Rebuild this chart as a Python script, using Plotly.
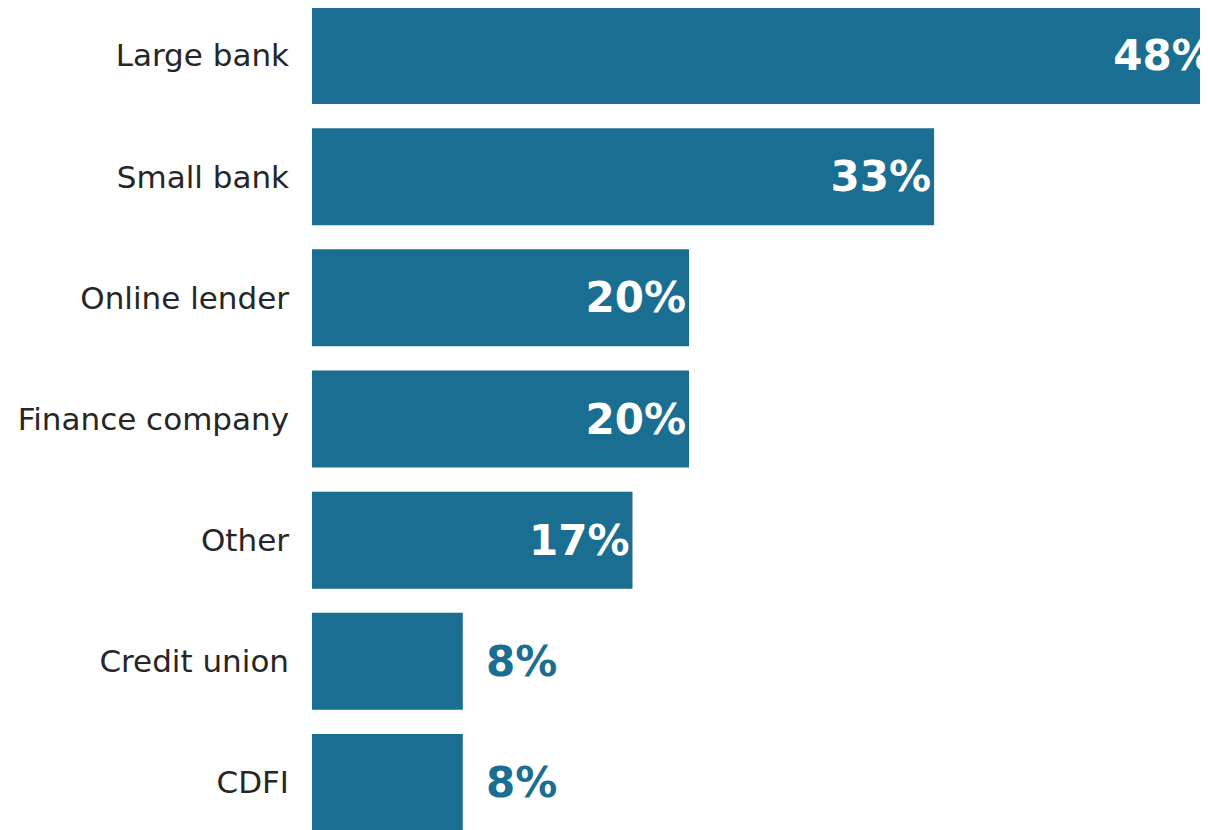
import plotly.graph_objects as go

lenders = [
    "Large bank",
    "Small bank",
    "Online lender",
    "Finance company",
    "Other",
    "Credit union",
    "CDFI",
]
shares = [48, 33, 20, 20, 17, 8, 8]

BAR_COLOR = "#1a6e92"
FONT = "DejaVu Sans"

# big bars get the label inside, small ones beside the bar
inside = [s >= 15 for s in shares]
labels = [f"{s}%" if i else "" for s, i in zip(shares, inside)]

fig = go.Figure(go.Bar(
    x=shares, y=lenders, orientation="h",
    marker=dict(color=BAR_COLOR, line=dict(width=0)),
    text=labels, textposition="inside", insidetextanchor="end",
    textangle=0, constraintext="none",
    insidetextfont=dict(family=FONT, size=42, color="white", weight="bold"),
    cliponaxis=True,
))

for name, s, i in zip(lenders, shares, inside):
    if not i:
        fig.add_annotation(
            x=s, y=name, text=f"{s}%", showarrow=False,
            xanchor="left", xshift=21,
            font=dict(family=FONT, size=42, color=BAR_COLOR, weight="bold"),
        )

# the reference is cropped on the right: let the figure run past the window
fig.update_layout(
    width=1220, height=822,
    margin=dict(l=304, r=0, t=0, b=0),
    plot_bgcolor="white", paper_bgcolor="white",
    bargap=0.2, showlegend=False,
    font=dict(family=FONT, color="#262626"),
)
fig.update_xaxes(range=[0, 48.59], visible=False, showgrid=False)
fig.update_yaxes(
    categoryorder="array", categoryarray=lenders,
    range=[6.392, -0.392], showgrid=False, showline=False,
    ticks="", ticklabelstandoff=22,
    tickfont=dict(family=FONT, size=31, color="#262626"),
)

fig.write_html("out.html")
...
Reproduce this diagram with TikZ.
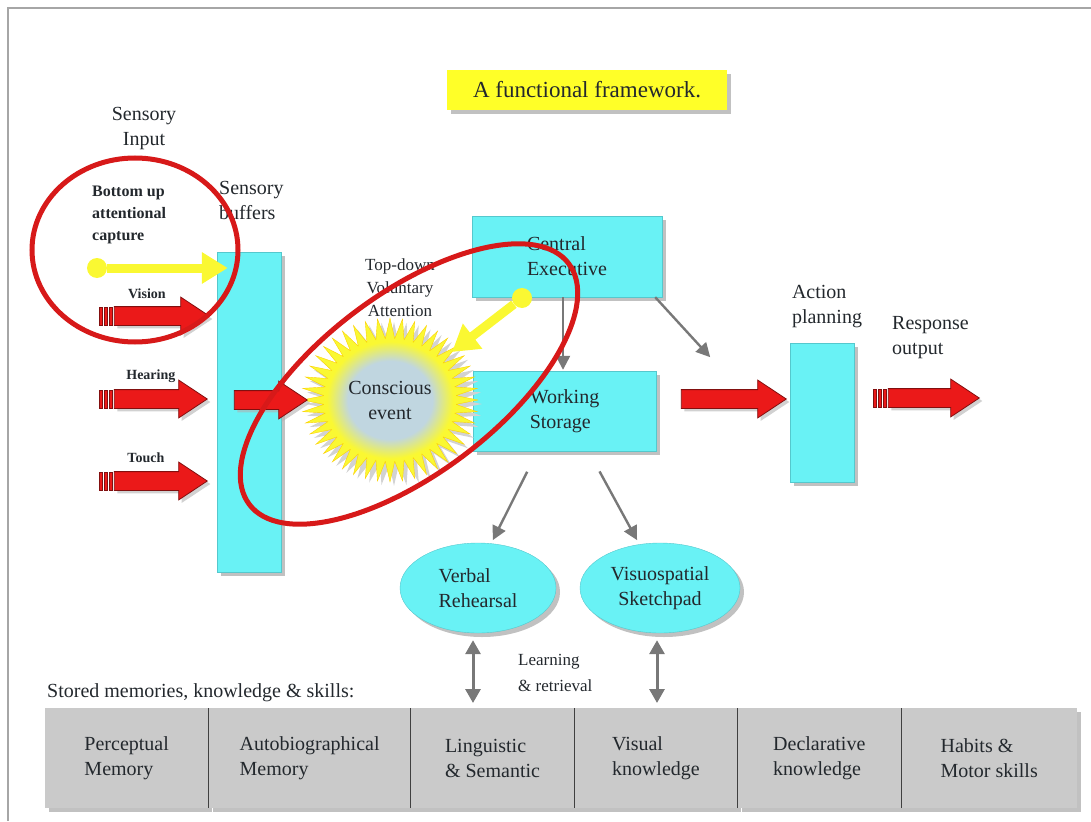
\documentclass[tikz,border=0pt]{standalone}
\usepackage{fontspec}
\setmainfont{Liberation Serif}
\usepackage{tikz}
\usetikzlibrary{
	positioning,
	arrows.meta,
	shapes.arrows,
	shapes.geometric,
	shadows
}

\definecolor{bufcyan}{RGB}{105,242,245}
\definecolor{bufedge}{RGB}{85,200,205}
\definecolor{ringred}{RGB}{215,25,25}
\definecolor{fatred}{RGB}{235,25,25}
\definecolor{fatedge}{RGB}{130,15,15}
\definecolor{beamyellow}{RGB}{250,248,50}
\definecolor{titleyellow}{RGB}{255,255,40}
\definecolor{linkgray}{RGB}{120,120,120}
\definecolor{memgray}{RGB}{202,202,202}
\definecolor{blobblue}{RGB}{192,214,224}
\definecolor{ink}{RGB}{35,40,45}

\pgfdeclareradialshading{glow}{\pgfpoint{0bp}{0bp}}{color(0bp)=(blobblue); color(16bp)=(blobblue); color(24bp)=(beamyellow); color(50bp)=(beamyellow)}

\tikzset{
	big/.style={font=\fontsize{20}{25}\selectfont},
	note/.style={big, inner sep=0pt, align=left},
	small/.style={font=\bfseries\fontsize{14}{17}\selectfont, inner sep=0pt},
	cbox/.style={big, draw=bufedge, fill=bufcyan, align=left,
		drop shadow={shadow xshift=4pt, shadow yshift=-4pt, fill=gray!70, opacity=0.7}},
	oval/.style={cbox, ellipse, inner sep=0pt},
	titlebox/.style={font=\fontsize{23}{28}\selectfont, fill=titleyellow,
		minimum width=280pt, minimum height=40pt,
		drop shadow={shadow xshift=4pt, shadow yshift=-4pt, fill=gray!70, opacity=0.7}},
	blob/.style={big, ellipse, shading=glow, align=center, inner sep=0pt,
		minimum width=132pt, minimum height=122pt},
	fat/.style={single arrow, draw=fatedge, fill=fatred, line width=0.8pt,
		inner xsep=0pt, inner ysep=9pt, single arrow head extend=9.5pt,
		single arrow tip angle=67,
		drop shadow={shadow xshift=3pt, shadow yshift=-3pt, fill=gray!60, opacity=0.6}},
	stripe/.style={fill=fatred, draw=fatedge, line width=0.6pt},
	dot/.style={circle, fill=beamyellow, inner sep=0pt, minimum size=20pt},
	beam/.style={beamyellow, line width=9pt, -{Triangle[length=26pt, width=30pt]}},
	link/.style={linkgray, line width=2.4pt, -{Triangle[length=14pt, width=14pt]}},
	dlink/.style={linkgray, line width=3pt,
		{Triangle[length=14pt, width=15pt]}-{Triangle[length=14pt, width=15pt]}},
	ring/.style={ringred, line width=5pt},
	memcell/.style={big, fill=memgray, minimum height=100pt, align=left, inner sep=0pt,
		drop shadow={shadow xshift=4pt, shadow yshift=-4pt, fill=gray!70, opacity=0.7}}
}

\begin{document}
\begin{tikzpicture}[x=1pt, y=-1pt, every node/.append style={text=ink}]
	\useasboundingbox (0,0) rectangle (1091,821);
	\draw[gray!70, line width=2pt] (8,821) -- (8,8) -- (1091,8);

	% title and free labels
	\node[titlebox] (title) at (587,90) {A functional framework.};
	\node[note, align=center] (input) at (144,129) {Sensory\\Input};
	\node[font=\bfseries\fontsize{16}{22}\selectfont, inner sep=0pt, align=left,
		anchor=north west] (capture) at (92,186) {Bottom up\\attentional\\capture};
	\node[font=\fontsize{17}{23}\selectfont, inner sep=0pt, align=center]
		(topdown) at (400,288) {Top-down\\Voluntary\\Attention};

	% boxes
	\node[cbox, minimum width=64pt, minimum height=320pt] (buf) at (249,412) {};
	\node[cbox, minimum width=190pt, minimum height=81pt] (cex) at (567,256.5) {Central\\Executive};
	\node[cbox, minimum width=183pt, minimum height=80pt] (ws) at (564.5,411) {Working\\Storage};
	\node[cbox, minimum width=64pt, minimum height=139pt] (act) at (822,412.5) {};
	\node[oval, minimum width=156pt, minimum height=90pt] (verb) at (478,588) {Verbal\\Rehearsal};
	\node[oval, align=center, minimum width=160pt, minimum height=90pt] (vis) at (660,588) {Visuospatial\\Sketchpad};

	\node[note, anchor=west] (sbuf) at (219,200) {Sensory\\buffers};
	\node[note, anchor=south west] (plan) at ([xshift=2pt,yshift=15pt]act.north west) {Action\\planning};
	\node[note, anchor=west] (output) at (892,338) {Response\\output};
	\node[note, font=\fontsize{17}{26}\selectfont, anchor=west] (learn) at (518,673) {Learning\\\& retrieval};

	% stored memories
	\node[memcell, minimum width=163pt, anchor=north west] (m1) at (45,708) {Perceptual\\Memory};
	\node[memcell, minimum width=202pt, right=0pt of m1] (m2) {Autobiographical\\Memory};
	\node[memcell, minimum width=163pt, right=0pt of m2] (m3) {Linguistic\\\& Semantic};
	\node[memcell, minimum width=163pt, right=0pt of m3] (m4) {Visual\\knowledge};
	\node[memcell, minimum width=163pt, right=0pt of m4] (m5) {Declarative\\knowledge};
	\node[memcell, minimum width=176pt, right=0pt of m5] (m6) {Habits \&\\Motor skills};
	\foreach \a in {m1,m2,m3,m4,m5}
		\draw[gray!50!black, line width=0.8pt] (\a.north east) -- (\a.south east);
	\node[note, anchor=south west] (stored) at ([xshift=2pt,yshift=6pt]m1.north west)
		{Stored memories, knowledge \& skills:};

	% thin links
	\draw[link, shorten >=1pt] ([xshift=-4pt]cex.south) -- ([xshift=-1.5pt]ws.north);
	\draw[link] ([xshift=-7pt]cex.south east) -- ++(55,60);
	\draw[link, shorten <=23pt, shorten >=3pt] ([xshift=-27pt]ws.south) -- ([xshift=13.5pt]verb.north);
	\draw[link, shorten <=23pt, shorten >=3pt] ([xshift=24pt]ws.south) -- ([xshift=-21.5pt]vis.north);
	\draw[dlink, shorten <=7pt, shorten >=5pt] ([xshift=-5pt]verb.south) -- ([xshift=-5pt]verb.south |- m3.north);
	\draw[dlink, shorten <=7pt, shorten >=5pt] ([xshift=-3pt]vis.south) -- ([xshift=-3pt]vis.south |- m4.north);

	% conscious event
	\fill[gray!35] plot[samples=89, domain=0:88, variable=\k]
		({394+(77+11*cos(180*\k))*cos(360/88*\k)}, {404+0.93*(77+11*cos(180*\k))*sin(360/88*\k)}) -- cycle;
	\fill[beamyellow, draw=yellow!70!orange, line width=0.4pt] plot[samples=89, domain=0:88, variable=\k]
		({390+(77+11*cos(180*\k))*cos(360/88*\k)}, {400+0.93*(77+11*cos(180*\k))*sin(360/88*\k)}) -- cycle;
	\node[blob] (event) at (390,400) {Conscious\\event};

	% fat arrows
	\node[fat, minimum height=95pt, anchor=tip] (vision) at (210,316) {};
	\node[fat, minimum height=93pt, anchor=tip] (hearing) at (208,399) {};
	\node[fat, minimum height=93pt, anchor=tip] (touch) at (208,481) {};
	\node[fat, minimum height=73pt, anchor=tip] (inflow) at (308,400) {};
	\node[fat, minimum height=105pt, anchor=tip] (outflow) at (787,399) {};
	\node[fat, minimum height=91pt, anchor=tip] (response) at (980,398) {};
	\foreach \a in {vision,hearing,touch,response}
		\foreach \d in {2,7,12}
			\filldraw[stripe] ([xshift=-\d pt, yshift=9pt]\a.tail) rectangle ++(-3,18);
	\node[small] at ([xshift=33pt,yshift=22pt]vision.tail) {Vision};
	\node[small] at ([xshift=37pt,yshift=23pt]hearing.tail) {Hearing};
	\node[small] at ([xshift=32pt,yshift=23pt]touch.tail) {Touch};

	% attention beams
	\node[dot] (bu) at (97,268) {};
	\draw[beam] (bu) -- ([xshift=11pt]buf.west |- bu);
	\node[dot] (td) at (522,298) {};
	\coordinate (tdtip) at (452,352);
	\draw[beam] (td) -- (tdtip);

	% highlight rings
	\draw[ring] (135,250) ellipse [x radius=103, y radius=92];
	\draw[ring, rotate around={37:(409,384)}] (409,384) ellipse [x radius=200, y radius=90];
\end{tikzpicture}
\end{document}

◆ **AIM**: Of the lines in the material above, state how many contain the string "this"; give no other text.

◆ **EXPECTED ANSWER**: 2